An expressive electronic assault of the senses
Dfaniks presents his second release with Errorgrid—following the Centipede EP from July 2020—and we agree with the description that Save The Robots is a “powerful 11 track album taking layered and explosive styles to the next level.” Little did we know about the Mexico City-born / New York-based musicians’ obsession with robotics as humanity struggles and continues to adapt to technological control. Save The Robots is an expressive electronic assault of the senses, to say the least.

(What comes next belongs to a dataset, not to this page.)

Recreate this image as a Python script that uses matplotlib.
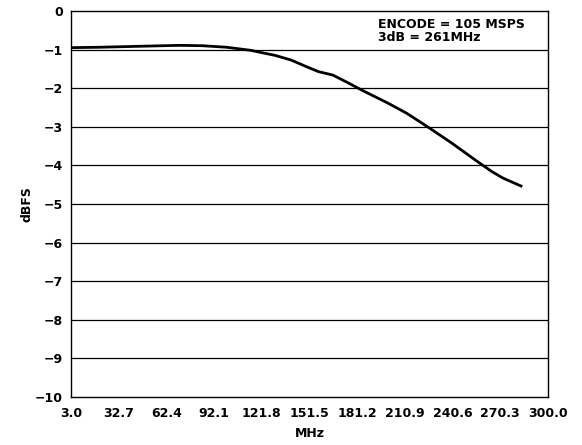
import matplotlib
matplotlib.use("Agg")
import matplotlib.pyplot as plt

freq_mhz = [3, 20, 40, 60, 71, 85, 100, 115, 130, 140, 150, 157, 166, 175, 185,
            200, 212, 225, 240, 255, 265, 272, 284]
dbfs = [-0.95, -0.94, -0.92, -0.90, -0.89, -0.90, -0.94, -1.02, -1.15, -1.27, -1.45,
        -1.57, -1.66, -1.85, -2.07, -2.38, -2.65, -3.0, -3.42, -3.87, -4.16, -4.33, -4.55]
x_ticks = [3.0, 32.7, 62.4, 92.1, 121.8, 151.5, 181.2, 210.9, 240.6, 270.3, 300.0]
y_ticks = [0, -1, -2, -3, -4, -5, -6, -7, -8, -9, -10]

plt.rcParams['font.family'] = ['DejaVu Sans']
plt.rcParams['font.weight'] = 'bold'
FS = 9

fig = plt.figure(figsize=(5.82, 4.45), dpi=100)
ax = fig.add_axes([0.122, 0.108, 0.8196, 0.8673])
ax.plot(freq_mhz, dbfs, color='black', lw=2.0, solid_capstyle='butt')
ax.set_xlim(3, 300)
ax.set_ylim(-10, 0)
ax.set_xticks(x_ticks)
ax.set_xticklabels([f"{v:.1f}" for v in x_ticks], fontsize=FS, fontweight='bold')
ax.set_yticks(y_ticks)
ax.set_yticklabels([str(v).replace('-', '\u2212') for v in y_ticks], fontsize=FS, fontweight='bold')
ax.tick_params(length=0)
ax.tick_params(axis='y', pad=6)
ax.tick_params(axis='x', pad=7)
for v in y_ticks[1:-1]:
    ax.axhline(v, color='black', lw=0.9, zorder=1)
for s in ax.spines.values():
    s.set_linewidth(1.0)
ax.set_xlabel('MHz', fontsize=FS, fontweight='bold', labelpad=5)
ax.set_ylabel('dBFS', fontsize=FS, fontweight='bold', labelpad=1)
ax.text(0.643, 0.982, 'ENCODE = 105 MSPS\n3dB = 261MHz', transform=ax.transAxes,
        ha='left', va='top', fontsize=FS, fontweight='bold', linespacing=1.05)
fig.savefig('out.png', dpi=100)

Nonetheless, this album delivers an assortment of hard-hitting broken beats and shuffling rhythmic movements—akin to what Autechre achieved with Gantz Graf back in the day (Warp, 2002 to be precise)—but don’t let the many years between Gantz Graf and Save The Robots deter you from examining this album further. Each track is punctuated with attention to exquisite detail, slithering percussive jolts (“Skunk” is a prime example), and disjointed glitch bits and bytes smash together like a stellar collision. The opening cataclysmic and mechanical noises of “Replikka” sets the stage for these robotic monsters to take over the landscape. As the album progresses, one can find subdued melodies buried deep in its disheveled fabric—ref. “Artick Ghost” and the blissful “Nazguf” closing—and yet Dfaniks manages to create his own signature composed of tangled electronics, shapeshifting sonic debris, and carefully strewn sound design (ref. “272727” and “Teerator”). Richard Devine influences can’t be ignored either—the abstract post-industrial modular soundscapes on tracks like the fantastic “Vrest,” “Koxxpflet,” and “Plastik Crisis” flicker about with utter precision.
Save The Robots delivers a highly infectious dosage of sliced and diced electronic mayhem merging leftfield rhythmic acrobatics that fans of mid-era Autechre, Richard Devine and Somatic Responses will certainly appreciate.